Task to carry out: Transcribe the listing that follows in full, omitting pictures.

Recorded data:

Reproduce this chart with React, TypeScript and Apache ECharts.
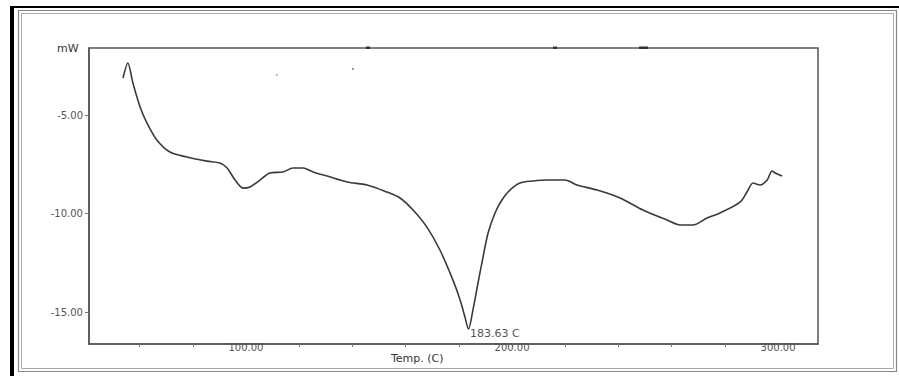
import React, { useEffect, useRef } from "react";
import * as echarts from "echarts";

// Temperature (C) and heat flow (mW)
const temps = [
  53.8, 55.6, 57.5, 60.2, 62.8, 66.5, 71.4, 77.8, 85.3, 90.2, 92.9, 95.9, 98.9, 101.5, 105.3,
  109.0, 113.9, 117.7, 121.4, 125.2, 130.5, 138.0, 145.5, 153.0, 157.9, 162.8, 168.0, 172.9,
  177.8, 180.5, 182.3, 183.63, 185.3, 187.2, 189.1, 191.0, 193.6, 196.2, 199.2, 203.0, 207.9,
  213.2, 219.9, 224.4, 232.0, 240.6, 249.2, 258.3, 263.2, 268.0, 273.3, 278.2, 285.7, 288.3,
  290.6, 293.2, 295.9, 297.7, 298.9, 301.5,
];
const heatFlow = [
  -3.12, -2.36, -3.38, -4.59, -5.41, -6.27, -6.88, -7.13, -7.34, -7.44, -7.69, -8.3, -8.71,
  -8.65, -8.3, -7.94, -7.89, -7.69, -7.69, -7.89, -8.1, -8.4, -8.55, -8.91, -9.21, -9.82,
  -10.69, -11.85, -13.38, -14.39, -15.25, -15.86, -14.9, -13.53, -12.21, -10.99, -9.97, -9.31,
  -8.81, -8.45, -8.35, -8.3, -8.3, -8.55, -8.81, -9.21, -9.82, -10.33, -10.58, -10.58, -10.23,
  -9.97, -9.42, -8.91, -8.45, -8.55, -8.3, -7.84, -7.94, -8.1,
];
const xTickValues = [60, 80, 100, 120, 140, 160, 180, 200, 220, 240, 260, 280, 300];
const xLabelValues = [100, 200, 300];
const yLabelValues = [-5, -10, -15];
const peakLabel = "183.63 C";
const yAxisUnit = "mW";
const xAxisTitle = "Temp. (C)";

export default function App() {
  const ref = useRef<HTMLDivElement>(null);

  useEffect(() => {
    const chart = echarts.init(ref.current!, null, { renderer: "svg" });
    const data = temps.map((t, i) => [t, heatFlow[i]]);
    let minIdx = 0;
    heatFlow.forEach((v, i) => {
      if (v < heatFlow[minIdx]) minIdx = i;
    });
    const axisColor = "#555";
    const labelStyle = {
      fontFamily: "DejaVu Sans",
      fontSize: 10,
      color: "#555",
    };
    chart.setOption({
      animation: false,
      backgroundColor: "#fff",
      grid: {
        left: 89,
        right: 81,
        top: 48,
        bottom: 32,
        show: true,
        borderColor: axisColor,
        borderWidth: 1.5,
        containLabel: false,
        outerBoundsMode: "none",
      },
      xAxis: {
        type: "value",
        min: 41,
        max: 315,
        axisLine: { show: true, onZero: false, lineStyle: { color: axisColor, width: 1.5 } },
        axisTick: {
          show: true,
          customValues: xTickValues,
          length: 3,
          lineStyle: { color: "#777", width: 1 },
        },
        axisLabel: {
          ...labelStyle,
          customValues: xLabelValues,
          margin: -2,
          formatter: (v: number) => v.toFixed(2),
        },
        splitLine: { show: false },
      },
      yAxis: {
        type: "value",
        min: -16.62,
        max: -1.6,
        axisLine: { show: true, onZero: false, lineStyle: { color: axisColor, width: 1.5 } },
        axisTick: {
          show: true,
          customValues: yLabelValues,
          length: 4,
          lineStyle: { color: "#777", width: 1 },
        },
        axisLabel: {
          ...labelStyle,
          customValues: yLabelValues,
          margin: 6,
          formatter: (v: number) => v.toFixed(2),
        },
        splitLine: { show: false },
      },
      series: [
        {
          type: "line",
          data,
          showSymbol: false,
          symbol: "none",
          smooth: 0.3,
          lineStyle: { color: "#3a3a3a", width: 1.6 },
          markPoint: {
            symbol: "circle",
            symbolSize: 1,
            itemStyle: { color: "rgba(0,0,0,0)" },
            data: [
              {
                coord: [temps[minIdx], heatFlow[minIdx]],
                label: {
                  show: true,
                  position: "right",
                  distance: 1,
                  offset: [0, 4],
                  formatter: peakLabel,
                  fontFamily: "DejaVu Sans",
                  fontSize: 11,
                  color: "#555",
                },
              },
            ],
          },
        },
      ],
      graphic: [
        // frame
        { type: "rect", shape: { x: 10, y: 6, width: 4, height: 370 }, style: { fill: "#000" }, z: 10 },
        { type: "rect", shape: { x: 10, y: 6, width: 889, height: 2 }, style: { fill: "#000" }, z: 10 },
        {
          type: "rect",
          shape: { x: 18.5, y: 10.5, width: 878, height: 361 },
          style: { fill: "none", stroke: "#888", lineWidth: 1.2 },
          z: 10,
        },
        {
          type: "rect",
          shape: { x: 21.5, y: 13.5, width: 872, height: 355 },
          style: { fill: "none", stroke: "#aaa", lineWidth: 1 },
          z: 10,
        },
        // specks on the top border
        { type: "rect", shape: { x: 366, y: 46.5, width: 4, height: 2.5 }, style: { fill: "#333" }, z: 10 },
        { type: "rect", shape: { x: 553, y: 46.5, width: 4, height: 2.5 }, style: { fill: "#333" }, z: 10 },
        { type: "rect", shape: { x: 639, y: 46.5, width: 9, height: 2.5 }, style: { fill: "#333" }, z: 10 },
        { type: "rect", shape: { x: 352, y: 68, width: 2, height: 2 }, style: { fill: "#999" }, z: 10 },
        { type: "rect", shape: { x: 276, y: 74, width: 2, height: 2 }, style: { fill: "#bbb" }, z: 10 },
        {
          type: "text",
          left: 57,
          top: 43,
          style: {
            text: yAxisUnit,
            fontFamily: "DejaVu Sans",
            fontSize: 11,
            fill: "#333",
          },
          z: 10,
        },
        {
          type: "text",
          left: 391,
          top: 353,
          style: {
            text: xAxisTitle,
            fontFamily: "DejaVu Sans",
            fontSize: 11,
            fill: "#333",
          },
          z: 10,
        },
      ],
    });
    return () => chart.dispose();
  }, []);

  return (
    <div
      ref={ref}
      style={{ position: "absolute", left: 0, top: 0, width: 899, height: 376 }}
    />
  );
}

Answer below:
Reproduce this chart with React, TypeScript and Apache ECharts.
import React, { useEffect, useRef } from "react";
import * as echarts from "echarts";

// Temperature (C) and heat flow (mW)
const temps = [
  53.8, 55.6, 57.5, 60.2, 62.8, 66.5, 71.4, 77.8, 85.3, 90.2, 92.9, 95.9, 98.9, 101.5, 105.3,
  109.0, 113.9, 117.7, 121.4, 125.2, 130.5, 138.0, 145.5, 153.0, 157.9, 162.8, 168.0, 172.9,
  177.8, 180.5, 182.3, 183.63, 185.3, 187.2, 189.1, 191.0, 193.6, 196.2, 199.2, 203.0, 207.9,
  213.2, 219.9, 224.4, 232.0, 240.6, 249.2, 258.3, 263.2, 268.0, 273.3, 278.2, 285.7, 288.3,
  290.6, 293.2, 295.9, 297.7, 298.9, 301.5,
];
const heatFlow = [
  -3.12, -2.36, -3.38, -4.59, -5.41, -6.27, -6.88, -7.13, -7.34, -7.44, -7.69, -8.3, -8.71,
  -8.65, -8.3, -7.94, -7.89, -7.69, -7.69, -7.89, -8.1, -8.4, -8.55, -8.91, -9.21, -9.82,
  -10.69, -11.85, -13.38, -14.39, -15.25, -15.86, -14.9, -13.53, -12.21, -10.99, -9.97, -9.31,
  -8.81, -8.45, -8.35, -8.3, -8.3, -8.55, -8.81, -9.21, -9.82, -10.33, -10.58, -10.58, -10.23,
  -9.97, -9.42, -8.91, -8.45, -8.55, -8.3, -7.84, -7.94, -8.1,
];
const xTickValues = [60, 80, 100, 120, 140, 160, 180, 200, 220, 240, 260, 280, 300];
const xLabelValues = [100, 200, 300];
const yLabelValues = [-5, -10, -15];
const peakLabel = "183.63 C";
const yAxisUnit = "mW";
const xAxisTitle = "Temp. (C)";

export default function App() {
  const ref = useRef<HTMLDivElement>(null);

  useEffect(() => {
    const chart = echarts.init(ref.current!, null, { renderer: "svg" });
    const data = temps.map((t, i) => [t, heatFlow[i]]);
    let minIdx = 0;
    heatFlow.forEach((v, i) => {
      if (v < heatFlow[minIdx]) minIdx = i;
    });
    const axisColor = "#555";
    const labelStyle = {
      fontFamily: "DejaVu Sans",
      fontSize: 10,
      color: "#555",
    };
    chart.setOption({
      animation: false,
      backgroundColor: "#fff",
      grid: {
        left: 89,
        right: 81,
        top: 48,
        bottom: 32,
        show: true,
        borderColor: axisColor,
        borderWidth: 1.5,
        containLabel: false,
        outerBoundsMode: "none",
      },
      xAxis: {
        type: "value",
        min: 41,
        max: 315,
        axisLine: { show: true, onZero: false, lineStyle: { color: axisColor, width: 1.5 } },
        axisTick: {
          show: true,
          customValues: xTickValues,
          length: 3,
          lineStyle: { color: "#777", width: 1 },
        },
        axisLabel: {
          ...labelStyle,
          customValues: xLabelValues,
          margin: -2,
          formatter: (v: number) => v.toFixed(2),
        },
        splitLine: { show: false },
      },
      yAxis: {
        type: "value",
        min: -16.62,
        max: -1.6,
        axisLine: { show: true, onZero: false, lineStyle: { color: axisColor, width: 1.5 } },
        axisTick: {
          show: true,
          customValues: yLabelValues,
          length: 4,
          lineStyle: { color: "#777", width: 1 },
        },
        axisLabel: {
          ...labelStyle,
          customValues: yLabelValues,
          margin: 6,
          formatter: (v: number) => v.toFixed(2),
        },
        splitLine: { show: false },
      },
      series: [
        {
          type: "line",
          data,
          showSymbol: false,
          symbol: "none",
          smooth: 0.3,
          lineStyle: { color: "#3a3a3a", width: 1.6 },
          markPoint: {
            symbol: "circle",
            symbolSize: 1,
            itemStyle: { color: "rgba(0,0,0,0)" },
            data: [
              {
                coord: [temps[minIdx], heatFlow[minIdx]],
                label: {
                  show: true,
                  position: "right",
                  distance: 1,
                  offset: [0, 4],
                  formatter: peakLabel,
                  fontFamily: "DejaVu Sans",
                  fontSize: 11,
                  color: "#555",
                },
              },
            ],
          },
        },
      ],
      graphic: [
        // frame
        { type: "rect", shape: { x: 10, y: 6, width: 4, height: 370 }, style: { fill: "#000" }, z: 10 },
        { type: "rect", shape: { x: 10, y: 6, width: 889, height: 2 }, style: { fill: "#000" }, z: 10 },
        {
          type: "rect",
          shape: { x: 18.5, y: 10.5, width: 878, height: 361 },
          style: { fill: "none", stroke: "#888", lineWidth: 1.2 },
          z: 10,
        },
        {
          type: "rect",
          shape: { x: 21.5, y: 13.5, width: 872, height: 355 },
          style: { fill: "none", stroke: "#aaa", lineWidth: 1 },
          z: 10,
        },
        // specks on the top border
        { type: "rect", shape: { x: 366, y: 46.5, width: 4, height: 2.5 }, style: { fill: "#333" }, z: 10 },
        { type: "rect", shape: { x: 553, y: 46.5, width: 4, height: 2.5 }, style: { fill: "#333" }, z: 10 },
        { type: "rect", shape: { x: 639, y: 46.5, width: 9, height: 2.5 }, style: { fill: "#333" }, z: 10 },
        { type: "rect", shape: { x: 352, y: 68, width: 2, height: 2 }, style: { fill: "#999" }, z: 10 },
        { type: "rect", shape: { x: 276, y: 74, width: 2, height: 2 }, style: { fill: "#bbb" }, z: 10 },
        {
          type: "text",
          left: 57,
          top: 43,
          style: {
            text: yAxisUnit,
            fontFamily: "DejaVu Sans",
            fontSize: 11,
            fill: "#333",
          },
          z: 10,
        },
        {
          type: "text",
          left: 391,
          top: 353,
          style: {
            text: xAxisTitle,
            fontFamily: "DejaVu Sans",
            fontSize: 11,
            fill: "#333",
          },
          z: 10,
        },
      ],
    });
    return () => chart.dispose();
  }, []);

  return (
    <div
      ref={ref}
      style={{ position: "absolute", left: 0, top: 0, width: 899, height: 376 }}
    />
  );
}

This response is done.